Sweet Home Junior High construction project nearing finish

Sean C. Morgan

Contractor Gerding Builders is edging ever closer to completion of the Sweet Home Junior High project, and School District Maintenance Supervisor Josh Darwood believes the school will be ready when the next school year begins.

Much of the work is already done. Last week, Principal Colleen Henry and Vice Principal Mark Looney worked with the architects in checking and signing off on the work in the new school office area.

“It’s getting close,” Darwood said. The project is doing well although it’s had “little hiccups” here and there. “It looks really good.”

He has heard a lot of comments from people on the district’s planning committee “that the look and the feel far exceed what they expected.”

“We’re getting real close,” said Gerding Builders Supt. Waylon Lundin. “We have a little bit of siding at the cafeteria,” along with interior finish work in the vestibule and cafeteria.

A new wrestling mat hoist went in last week, Lundin said, and the gym is scheduled to get its new floor in a few weeks. Crews still need to apply anti-graffiti sealant in the gym and locker rooms.

“There have been some delays due to the pandemic,” he said. Sometimes, subcontractors arrive with full crews; at other times, their crews have been under quarantine.

An unfortunate side effect of the pandemic response has been no school, he said. That has allowed workers to move things into the school during the day rather than waiting until after school or weekends.

The downside to the response to COVID-19 for construction has been that crews are sometimes small, he said.

“Myself and my foreman are spending a lot of time making sure everything is sanitary,” Lundin said. They also make sure sanitizers are available in all of the construction equipment and around the site.

Gerding was originally supposed to finish in the spring, he said. At this point, the worst-case scenario is summer, when the district’s maintenance department moves in to remodel parts of the school for new uses.

The project, funded by a $4 million bond levy, a $4 million grant from the state and money from the district’s Long-Term Maintenance Fund, includes a new full-sized gymnasium, new locker rooms, a new school office, a new access-restricted vestibule, a new angled roof surface to provide drainage, new management of data cabling, a new cafeteria facing north across Husky Field and a new parking area allowing parent access to drop off and pick up students with a new bus loop separate from the parking lot.

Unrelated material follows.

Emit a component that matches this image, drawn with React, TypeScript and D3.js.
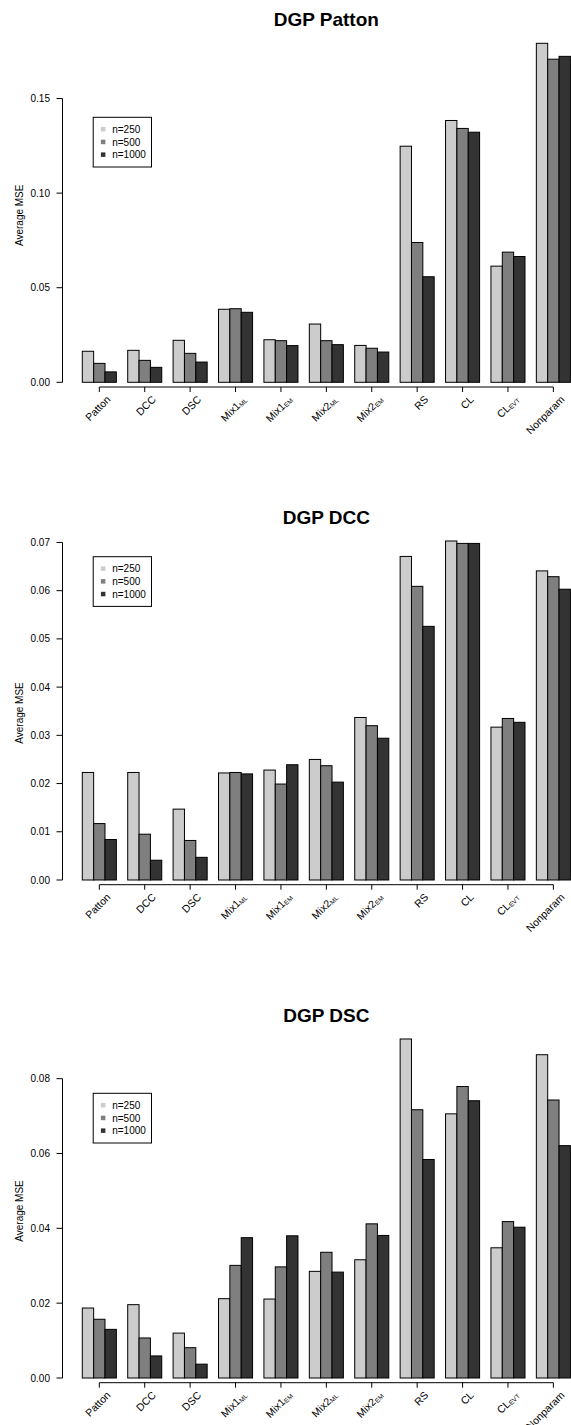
import React from "react";
import * as d3 from "d3";

// categories along the x axis (name + subscript)
const methods = ["Patton", "DCC", "DSC", "Mix1", "Mix1", "Mix2", "Mix2", "RS", "CL", "CL", "Nonparam"];
const methodSubs = ["", "", "", "ML", "EM", "ML", "EM", "", "", "EVT", ""];
const sampleSizes = ["n=250", "n=500", "n=1000"];
const barColors = ["#cccccc", "#7f7f7f", "#333333"];

// DGP Patton
const pattonN250 = [0.0164, 0.0169, 0.0222, 0.0386, 0.0225, 0.0308, 0.0195, 0.1248, 0.1384, 0.0614, 0.1792];
const pattonN500 = [0.0100, 0.0116, 0.0153, 0.0389, 0.0220, 0.0220, 0.0180, 0.0739, 0.1342, 0.0688, 0.1708];
const pattonN1000 = [0.0055, 0.0079, 0.0107, 0.0370, 0.0194, 0.0199, 0.0160, 0.0558, 0.1322, 0.0665, 0.1723];
const pattonTicks = [0, 0.05, 0.1, 0.15];

// DGP DCC
const dccN250 = [0.0223, 0.0223, 0.0147, 0.0222, 0.0228, 0.0250, 0.0337, 0.0671, 0.0703, 0.0317, 0.0641];
const dccN500 = [0.0117, 0.0095, 0.0082, 0.0223, 0.0199, 0.0237, 0.0320, 0.0609, 0.0698, 0.0335, 0.0629];
const dccN1000 = [0.0084, 0.0041, 0.0047, 0.0220, 0.0239, 0.0203, 0.0294, 0.0526, 0.0698, 0.0327, 0.0603];
const dccTicks = [0, 0.01, 0.02, 0.03, 0.04, 0.05, 0.06, 0.07];

// DGP DSC
const dscN250 = [0.0187, 0.0196, 0.0120, 0.0212, 0.0211, 0.0285, 0.0316, 0.0906, 0.0706, 0.0348, 0.0864];
const dscN500 = [0.0157, 0.0107, 0.0081, 0.0301, 0.0297, 0.0336, 0.0412, 0.0717, 0.0779, 0.0418, 0.0743];
const dscN1000 = [0.0130, 0.0059, 0.0037, 0.0375, 0.0380, 0.0283, 0.0381, 0.0584, 0.0741, 0.0403, 0.0621];
const dscTicks = [0, 0.02, 0.04, 0.06, 0.08];

const panels = [
  { title: "DGP Patton", series: [pattonN250, pattonN500, pattonN1000], ticks: pattonTicks, zeroY: 382.3, legendTop: 117.3 },
  { title: "DGP DCC", series: [dccN250, dccN500, dccN1000], ticks: dccTicks, zeroY: 880, legendTop: 556.7 },
  { title: "DGP DSC", series: [dscN250, dscN500, dscN1000], ticks: dscTicks, zeroY: 1378, legendTop: 1093.3 },
];

const W = 571;
const H = 1425;
const FONT = "'Liberation Sans', Arial, Helvetica, sans-serif";
const plotH = 339;
const axisX = 62.5;

// R barplot units: group g covers [1+4g, 4+4g], one empty unit between groups
const x = d3.scaleLinear().domain([1, 44]).range([82.3, 570.4]);

const Panel = ({ p }) => {
  const maxV = d3.max(p.series.flat());
  const y = d3.scaleLinear().domain([0, maxV]).range([p.zeroY, p.zeroY - plotH]);
  const lastTick = p.ticks[p.ticks.length - 1];
  const axisY = p.zeroY + 4.7;

  return (
    <g>
      <text x={326.3} y={p.zeroY - 363} textAnchor="middle" dominantBaseline="central"
        fontWeight="bold" fontSize={19} fontFamily={FONT}>{p.title}</text>

      {/* bars */}
      {p.series.map((vals, j) =>
        vals.map((v, g) => (
          <rect key={`${j}-${g}`} x={x(1 + 4 * g + j)} y={y(v)}
            width={x(2) - x(1)} height={y(0) - y(v)}
            fill={barColors[j]} stroke="#000" strokeWidth={1} />
        ))
      )}

      {/* y axis */}
      <line x1={axisX} x2={axisX} y1={y(0)} y2={y(lastTick)} stroke="#000" strokeWidth={1} />
      {p.ticks.map((t) => (
        <g key={t}>
          <line x1={axisX - 6} x2={axisX} y1={y(t)} y2={y(t)} stroke="#000" strokeWidth={1} />
          <text x={axisX - 12.5} y={y(t)} textAnchor="end" dominantBaseline="central"
            fontSize={10} fontFamily={FONT}>{d3.format(".2f")(t)}</text>
        </g>
      ))}
      <text transform={`translate(19.5,${p.zeroY - 167}) rotate(-90)`} textAnchor="middle"
        dominantBaseline="central" fontSize={10} fontFamily={FONT}>Average MSE</text>

      {/* x axis */}
      <line x1={x(2.5)} x2={x(42.5)} y1={axisY} y2={axisY} stroke="#000" strokeWidth={1} />
      {methods.map((m, g) => {
        const cx = x(2.5 + 4 * g);
        return (
          <g key={g}>
            <line x1={cx} x2={cx} y1={axisY} y2={axisY + 5} stroke="#000" strokeWidth={1} />
            <text transform={`translate(${cx + 9},${p.zeroY + 15}) rotate(-45)`} textAnchor="end"
              dominantBaseline="central" fontSize={10.5} fontFamily={FONT}>
              {m}
              {methodSubs[g] && <tspan fontSize={6.5} dy={2}>{methodSubs[g]}</tspan>}
            </text>
          </g>
        );
      })}

      {/* legend */}
      <rect x={93.2} y={p.legendTop} width={58.3} height={49.7} fill="#fff" stroke="#000" strokeWidth={1} />
      {sampleSizes.map((s, j) => {
        const ry = p.legendTop + 12 + j * 12.7;
        return (
          <g key={s}>
            <rect x={100.9} y={ry - 2.3} width={4.5} height={4.5} fill={barColors[j]} />
            <text x={112.2} y={ry} dominantBaseline="central" fontSize={10} fontFamily={FONT}>{s}</text>
          </g>
        );
      })}
    </g>
  );
};

export default function App() {
  return (
    <svg width={W} height={H} viewBox={`0 0 ${W} ${H}`}
      style={{ position: "absolute", left: 0, top: 0, background: "#fff" }}>
      <rect width={W} height={H} fill="#fff" />
      {panels.map((p) => <Panel key={p.title} p={p} />)}
    </svg>
  );
}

“We’re still working on final numbers with the contractor for some work that was added, but I expect our cost will be close to the $11.5 million original contract,” said district Business Manager Kevin Strong.

Coming up, the district crew will abate asbestos floor tiles next month, Darwood said. Into the summer, district workers will remodel the old office and make it the school’s new “maker space” art room. Rooms 13 and 14 will be reconfigured for Basic Life Skills and a teacher’s work space and lounge.

In addition to completing the siding and paint, the district will complete landscaping although Gerding is preparing the landscaping spaces for the district, he said.

“We’re going to try to do it with the minimum amount of irrigation needed.”

“It should be done by the end of summer,” Darwood said. There might be a room left, but the school should be ready.

Early this school year, the district still had work at Holley and Foster elementary schools, including new lighting at Foster, siding and painting at both schools and some minor projects. Gerding completed $1.5 million grant-funded seismic upgrades at both schools. The district’s maintenance crew also completed substantial interior remodeling at both schools, with the addition of secure entrances.

Both of the schools are finished and functioning normally now, Darwood said, although Foster has a few little pieces of trim to finish in the office once the staff is out of the building for the summer.

Darwood said he isn’t worried about the junior high project running into the school year.

“We don’t have three schools this summer,” he said. “It makes it easier.”